By ANTOINETTE GRAJEDA | Arkansas Advocate
A federal judge has temporarily blocked an Arkansas law set to take effect Tuesday that would have restricted minors’ social media access.
Tech industry trade group NetChoice in January filed a lawsuit challenging Act 900 of 2025, which sought to amend a 2023 law found to be unconstitutional.
The earlier law and the reworked version would have required age verification to create new social media accounts. A federal judge declared the 2023 law unconstitutional and permanently blocked it last year.
In Monday’s 24-page ruling, U.S. District Judge Timothy Brooks said NetChoice was likely to succeed on its vagueness challenge to a provision of the law prohibiting social media platforms from engaging in “addictive practices.”
Brooks, who was nominated by former President Barack Obama, said NetChoice was also likely to succeed on its First Amendment challenges to other parts of the law, including a requirement for social media platforms to maintain certain default settings for minors.
These limits include ceasing notifications to Arkansas minors between 10 p.m. and 6 a.m. and requiring their privacy and safety settings to be “the most protective level of control” offered by the platform.
Brooks said that while the burdens imposed by these default provisions might be slight, “they do not appear likely to serve the State’s asserted interest at all.”
“Imposing small burdens on vast quantities of speech for no appreciable benefit is not consistent with the First Amendment,” Brooks wrote. “Arkansas cannot sentence speech on the internet to death by a thousand cuts. The default provisions likely violate the First Amendment.”

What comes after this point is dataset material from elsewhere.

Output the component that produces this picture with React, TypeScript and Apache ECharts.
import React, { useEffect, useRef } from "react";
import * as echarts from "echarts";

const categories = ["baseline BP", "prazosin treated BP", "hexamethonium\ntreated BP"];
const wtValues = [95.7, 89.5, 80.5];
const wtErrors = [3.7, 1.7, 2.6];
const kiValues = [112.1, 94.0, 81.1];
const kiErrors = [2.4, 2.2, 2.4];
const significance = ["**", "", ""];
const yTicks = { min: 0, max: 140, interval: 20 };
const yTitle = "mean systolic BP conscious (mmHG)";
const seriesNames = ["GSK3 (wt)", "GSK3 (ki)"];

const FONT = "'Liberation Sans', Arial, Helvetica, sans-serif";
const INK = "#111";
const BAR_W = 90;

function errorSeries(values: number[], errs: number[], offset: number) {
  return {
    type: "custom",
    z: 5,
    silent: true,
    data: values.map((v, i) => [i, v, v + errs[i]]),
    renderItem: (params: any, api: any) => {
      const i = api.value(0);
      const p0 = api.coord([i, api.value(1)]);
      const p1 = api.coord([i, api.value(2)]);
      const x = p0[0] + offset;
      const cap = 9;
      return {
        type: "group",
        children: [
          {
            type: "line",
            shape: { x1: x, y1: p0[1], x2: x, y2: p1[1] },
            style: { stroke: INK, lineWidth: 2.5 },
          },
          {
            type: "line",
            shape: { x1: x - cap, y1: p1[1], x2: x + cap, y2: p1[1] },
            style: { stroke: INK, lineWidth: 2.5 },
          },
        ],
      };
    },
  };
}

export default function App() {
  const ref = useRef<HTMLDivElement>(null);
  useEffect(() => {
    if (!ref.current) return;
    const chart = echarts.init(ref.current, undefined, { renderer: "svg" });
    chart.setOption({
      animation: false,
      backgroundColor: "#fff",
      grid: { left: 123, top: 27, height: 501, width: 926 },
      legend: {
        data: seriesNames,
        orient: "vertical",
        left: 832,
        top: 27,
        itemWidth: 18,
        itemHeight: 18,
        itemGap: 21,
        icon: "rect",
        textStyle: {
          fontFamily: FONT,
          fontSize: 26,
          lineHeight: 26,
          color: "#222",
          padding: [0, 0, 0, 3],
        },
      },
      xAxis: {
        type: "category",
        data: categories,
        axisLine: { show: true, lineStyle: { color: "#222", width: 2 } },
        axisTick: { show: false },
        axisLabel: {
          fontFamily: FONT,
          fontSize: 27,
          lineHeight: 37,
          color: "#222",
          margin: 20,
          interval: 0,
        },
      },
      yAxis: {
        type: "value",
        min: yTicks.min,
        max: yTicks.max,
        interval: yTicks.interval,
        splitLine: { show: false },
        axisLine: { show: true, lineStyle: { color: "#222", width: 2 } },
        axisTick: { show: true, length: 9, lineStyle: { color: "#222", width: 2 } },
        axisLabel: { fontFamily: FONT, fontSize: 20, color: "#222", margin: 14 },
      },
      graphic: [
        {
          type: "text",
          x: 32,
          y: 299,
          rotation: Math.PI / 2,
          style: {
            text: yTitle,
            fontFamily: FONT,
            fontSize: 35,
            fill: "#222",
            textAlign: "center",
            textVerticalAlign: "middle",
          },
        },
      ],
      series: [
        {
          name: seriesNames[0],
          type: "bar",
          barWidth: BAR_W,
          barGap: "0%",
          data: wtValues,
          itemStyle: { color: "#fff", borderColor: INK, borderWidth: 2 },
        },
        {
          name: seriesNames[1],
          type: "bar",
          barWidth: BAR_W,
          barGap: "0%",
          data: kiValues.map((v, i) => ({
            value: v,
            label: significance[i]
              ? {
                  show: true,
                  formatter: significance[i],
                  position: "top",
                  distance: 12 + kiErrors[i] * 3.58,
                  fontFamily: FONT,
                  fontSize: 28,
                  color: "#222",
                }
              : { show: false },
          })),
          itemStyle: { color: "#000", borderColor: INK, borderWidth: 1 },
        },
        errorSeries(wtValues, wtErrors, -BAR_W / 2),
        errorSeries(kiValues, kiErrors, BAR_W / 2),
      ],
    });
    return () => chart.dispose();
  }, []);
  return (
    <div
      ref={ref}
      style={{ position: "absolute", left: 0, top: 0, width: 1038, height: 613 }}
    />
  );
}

In a statement Monday, Paul Taske, co-director of the NetChoice Litigation Center, said he was pleased with the decision from the court, which “hit the nail on the head” regarding Act 900, a “deeply flawed” law that “burdens speech without providing any upside.”
NetChoice’s members include Meta, the parent company of Facebook and Instagram, and Snap Inc., which owns Snapchat.
“Indeed, as the court recognized, there are non-tech, constitutional measures that could be taken to advance Arkansas’s goals,” Taske said. “But Arkansas chose to ignore the constitutional options available and opted to impose many vague restrictions on websites instead, interfering with user speech rights and jeopardizing user privacy by forcing websites to track their visitors and collect sensitive data just to comply with the State’s vague standards.”
Spokesperson Jeff LeMaster said the Arkansas attorney general’s office is considering the state’s options and “will continue to vigorously defend Act 900.”
Monday’s order follows Brooks’ decision in December to grant NetChoice’s request to temporarily block another Arkansas social media law, Act 901 of 2025. That law would have allowed parent parents to sue social media platforms if exposure to content on their sites results in their child developing eating disorders, committing or attempting suicide, or becoming addicted to the platform’s feeds.
Other states have also faced legal challenges for their social media laws, including Florida, Georgia and Louisiana.